When Laura (Riseborough) meets the precocious Megan (Niamh Dornan), she develops an instant, initially innocent fondness. Megan's mother Marie (Eileen O'Higgins) never seems to turn up to collect her daughter from school, and so Laura begins bringing her home, with the young girl often joining her family for fish fingers in the evening. When Megan starts speaking cryptically about having been to nearby places before – the local playground, a graveyard – Laura convinces herself that Josie, the daughter she lost in a car accident, has somehow returned in the form of this young girl.


This is one of those plotlines that's so well-worn at this point that it all becomes about how the mystery is going to resolve itself. Has Josie returned as Megan or is Laura being gaslit? It's a storyline that was milked for all its worth over a season of Dallas when Steve Forrest played a bloke who claimed to be the long thought dead Jock Ewing, and it should probably have been retired after Jonathan Glazer's Birth, which really felt like the last word on this particular plot device.

here before review

Here Before doesn't add much of note beyond the specificity of its setting. Like another recent Northern Irish thriller, Cathy Brady's Wildfire, it's about how impossible it is to heal old wounds when the past lives beside you. Where Brady tackled this head on, Gregg sneaks it into a familiar genre piece. Laura's obsession with Megan drives a wedge between the two families, who are subtly divided along class lines as nicely illustrated in a wide shot of the semi-detached houses, identical save for the recency of their paint jobs.
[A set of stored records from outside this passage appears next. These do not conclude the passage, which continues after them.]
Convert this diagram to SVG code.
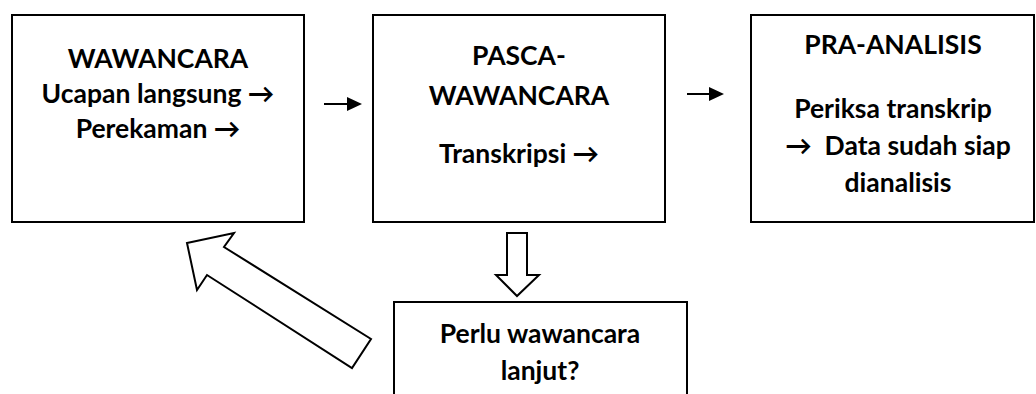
<svg xmlns="http://www.w3.org/2000/svg" width="1036" height="394" viewBox="0 0 1036 394">
<style>
.box{fill:#fff;stroke:#000;stroke-width:2}
.t{font-family:Lato,"Open Sans","DejaVu Sans",sans-serif;font-weight:bold;font-size:26.5px;fill:#000;text-anchor:middle;white-space:pre}
.ln{stroke:#000;stroke-width:2;fill:none}
.hd{fill:#000;stroke:none}
.blk{fill:#fff;stroke:#000;stroke-width:2;stroke-linejoin:miter}
</style>
<rect width="1036" height="394" fill="#fff"/>
<g id="wawancara">
<rect class="box" x="12" y="15" width="292" height="207"/>
<text class="t" x="158" y="68">WAWANCARA</text>
<text class="t" x="158" y="103">Ucapan langsung →</text>
<text class="t" x="158" y="138">Perekaman →</text>
</g>
<g id="pasca">
<rect class="box" x="373" y="15" width="292" height="207"/>
<text class="t" x="519" y="65">PASCA-</text>
<text class="t" x="519" y="105">WAWANCARA</text>
<text class="t" x="519" y="163">Transkripsi →</text>
</g>
<g id="pra">
<rect class="box" x="751" y="15" width="283" height="207"/>
<text class="t" x="893" y="54">PRA-ANALISIS</text>
<text class="t" x="893" y="118">Periksa transkrip</text>
<text class="t" x="898" y="155" xml:space="preserve">→  Data sudah siap</text>
<text class="t" x="898" y="192">dianalisis</text>
</g>
<g id="lanjut">
<rect class="box" x="394" y="302" width="293" height="100"/>
<text class="t" x="540" y="343">Perlu wawancara</text>
<text class="t" x="540" y="380">lanjut?</text>
</g>
<g id="connectors">
<line class="ln" x1="324" y1="104" x2="349" y2="104"/>
<polygon class="hd" points="347,97 362,104 347,111"/>
<line class="ln" x1="687" y1="94" x2="711" y2="94"/>
<polygon class="hd" points="709,87 724,94 709,101"/>
<polygon class="blk" points="507,233 527,233 527,275 539,275 517,296 496,275 507,275"/>
<polygon class="blk" points="187,243 234,233 224,247 371,339 352,368 207,275 197,290"/>
</g>
</svg>
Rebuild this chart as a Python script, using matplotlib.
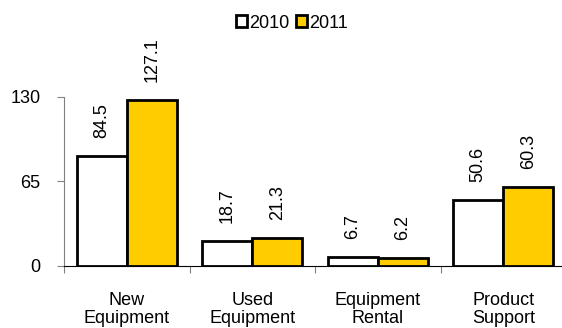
import matplotlib.pyplot as plt
import numpy as np

plt.rcParams['font.family'] = ['Liberation Sans', 'DejaVu Sans']

# Revenue by segment, 2010 vs 2011
categories = ['New\nEquipment', 'Used\nEquipment', 'Equipment\nRental', 'Product\nSupport']
values_2010 = [84.5, 18.7, 6.7, 50.6]
values_2011 = [127.1, 21.3, 6.2, 60.3]
yticks = [0, 65, 130]

fig = plt.figure(figsize=(5.62, 3.28), dpi=100)
ax = fig.add_axes([64 / 562, 62.3 / 328, 502 / 562, 169 / 328])

x = np.arange(len(categories))
w = 0.4
b1 = ax.bar(x - w / 2, values_2010, w, color='white', edgecolor='black', linewidth=2, label='2010')
b2 = ax.bar(x + w / 2, values_2011, w, color='#FFCC00', edgecolor='black', linewidth=2, label='2011')

# rotated value labels above each bar
for bars, vals in [(b1, values_2010), (b2, values_2011)]:
    for rect, v in zip(bars, vals):
        ax.annotate(f'{v:.1f}', (rect.get_x() + rect.get_width() / 2, v),
                    xytext=(0, 13), textcoords='offset points',
                    ha='center', va='bottom', rotation=90, fontsize=13,
                    annotation_clip=False)

ax.set_xlim(-0.5, len(categories) - 0.5)
ax.set_ylim(0, 130)
ax.set_yticks(yticks)
ax.set_yticklabels([str(t) for t in yticks], fontsize=13)

# category labels centred, ticks at the boundaries
ax.set_xticks(np.arange(len(categories) + 1) - 0.5)
ax.set_xticklabels([])
ax.set_xticks(x, minor=True)
ax.set_xticklabels(categories, minor=True, fontsize=13, linespacing=1.05)
ax.tick_params(axis='x', which='minor', length=0, pad=19)
ax.tick_params(axis='x', which='major', length=5, width=0.8, color='#808080', direction='out')
ax.tick_params(axis='y', length=5, width=0.8, color='#808080', direction='out', pad=12)

for s in ['top', 'right']:
    ax.spines[s].set_visible(False)
ax.spines['left'].set_color('#808080')
ax.spines['left'].set_linewidth(0.8)
ax.spines['bottom'].set_color('black')
ax.spines['bottom'].set_linewidth(0.8)

fig.legend(handles=[b1, b2], loc='center', bbox_to_anchor=(292 / 562, 1 - 23 / 328),
           ncol=2, frameon=False, fontsize=13, handlelength=0.6, handleheight=0.6,
           handletextpad=0.1, columnspacing=0.4, borderpad=0)

fig.savefig('out.png', dpi=100)
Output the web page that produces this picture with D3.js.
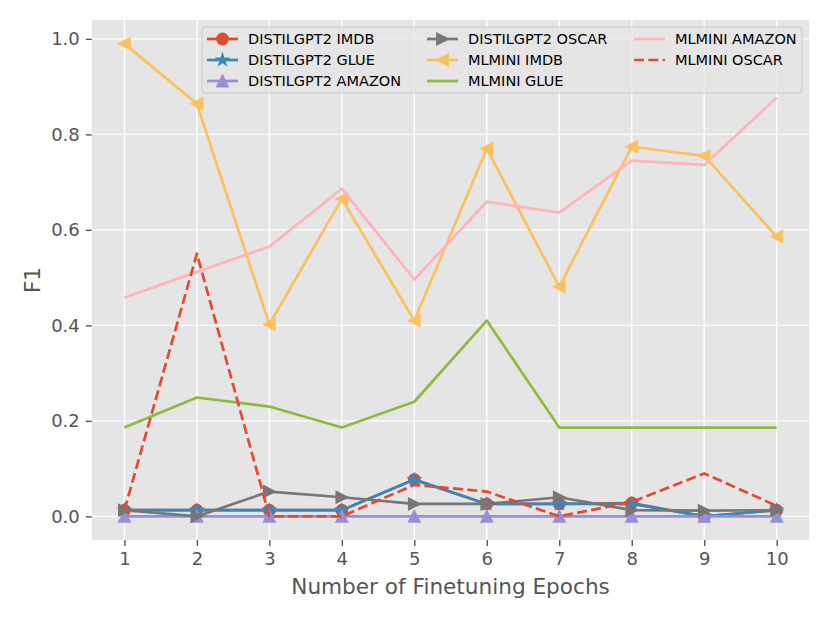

Riseborough is as excellent as you'd expect, having made this sort of role her bread and butter by this point. It's her portrayal of a woman being driven mad by a desperate need to believe in something that seems impossible that keeps us onboard with Here Before's otherwise by the numbers handling of its derivative plot. The movie works best when it tells its story in grounded kitchen sink terms, but too often Gregg gets distracted and adds in dream sequences that have the dated feel of '90s music videos. Attempts to make us believe there's a supernatural element to the story never quite convince, and when the truth is revealed it underwhelms despite the best attempts of an overblown soundtrack to add more import to the drama.

here before review

If you've never come across this plotline before, which is highly unlikely, you may well find Here Before a gripping watch. While it may not reinvent the wheel, it certainly keeps it rolling thanks to Riseborough's turn and efficient if rote storytelling. But for the rest of us, it all feels too familiar. We've been here before a few too many times.

Here Before
 is in UK/ROI cinemas and on Curzon Home Cinema from February 18th.